In this case, immutable flags are kept. That makes perfect sense. Otherwise a hacker with backup administrator permissions could disable hardened repository to delete backup files. Notice: new backups are not immutable after disabling the feature.

… trying to remove restore points in GUI on files with immutable flag manually removed?
Interestingly files will not be deleted! Probably because Veeam knows, files should be protected. There will be more details on that after the release of v11.

Cannot remove files even immutable flag is manually removed

… use immutable repository as target for copy job without GFS?
Backup copy jobs requires GFS when copied to immutable repository. If no GFS is set up, error appears.

[Immutability repository requires configured GFS for
backup copy job.
]

… trying to add a non-immutable repository on a Linux server hosting a immutable repository?

Currently mixing immutable with non-immutable repositories on the same Linux server is not supported.

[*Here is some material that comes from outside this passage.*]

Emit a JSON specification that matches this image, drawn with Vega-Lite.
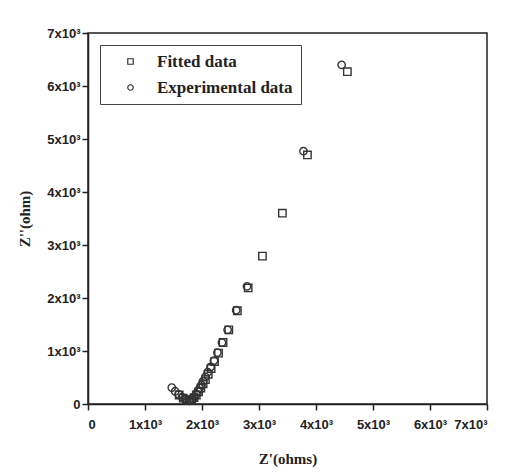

So you get an error:

[There is at least one another repository with enabled immutability on server. Concurrent using Linux server as immutable and mutable repository is not allowed.]

… deploy proxy role on a Linux server with hardened repository?

Does not work in v11. When hardened repository is enabled, server cannot be backup proxy. You get an error when trying:

[Specified Linux server is already used by immutable
repository repository
]

Notes

  • If you want to know the behavior of some other situations, leave a message I will try to test it.

14 responses to “New in Veeam v11: Hardened Repository – Immutable backups [Part 2]”

  1. bg_ranken says:

    Are there any changes to the backup copy job structure in V11 that allow them to be used for these hardened repositories. Currently the only types of jobs that allow for incremental with active/synthetic full would be normal backup job, but ideally it would make sense to allow this same type of behavior on the backup copy jobs.

    • vNote42 says:

      Backup copy jobs are always forward incremental. The reason for GFS restore points will be to be able to just delete files without changing any of them. This would be necessary if you run forward incremental without any additional fulls.

  2. subhasis says:

    Can we leverage S3 immutable storage along with the hardened local repositories for long term retention. The incremental snapshots will be persisted into hardened repo for a day or so then archive into S3 storage which is immutable for long term retention and has a storage level hard immutability.

    If yes, when you so restore , the copies will be restored from S3 or from hardened repo

  3. Tyler Pittman says:

    Hi, I’m labbing this out, and while I can see that the VBKs and VIBs are immutable and can’t be deleted by Veeam’s service account, the VBM file is not immutable, which makes sense, as it needs to be updated every time a new backup is made. The VBM file defines your backup chain though – if the VBM file is lost or encrypted, aren’t your backups toast?

    • vNote42 says:

      Hi Tyler! You are right, it makes perfect sense, VBM file is not marked as immutable.
      Don’t be afraid of your backup files, when VBM file is lost! You can still restore data from it. You can still use Veeam Extract Utility without VBM file. To get restore points back in VBR console you have to import it, rather then rescan the repository.

  4. Zed says:

    I tried with a NAS backup, but it doesn’t seem to work.
    Files can be deleted
    have you tried?

  5. Zane Allyn says:

    Hello ZED

    Easy answer. This feature uses the Extended Attributes on Linux, and these are not supported on the NFS mounted file system.

    • vNote42 says:

      Hardened Repository does not use immutable flags on source-date, instead it uses it on Linux Repository. Therefore it does not matter, if NFS is able to flag files as immutable. You can also backup Windows machines on hardened repo. They do not support this flag at all.

  6. Philipp says:

    Hi. Great post about a great feature 😉
    But how can be “monitored”, that the backup job itself was not modified by a hacker? Any idea?

    • vNote42 says:

      Great question, Philipp!
      Currently I am preparing at least one posts about this. One option is to use VeeamONE, another is to use PowerShell.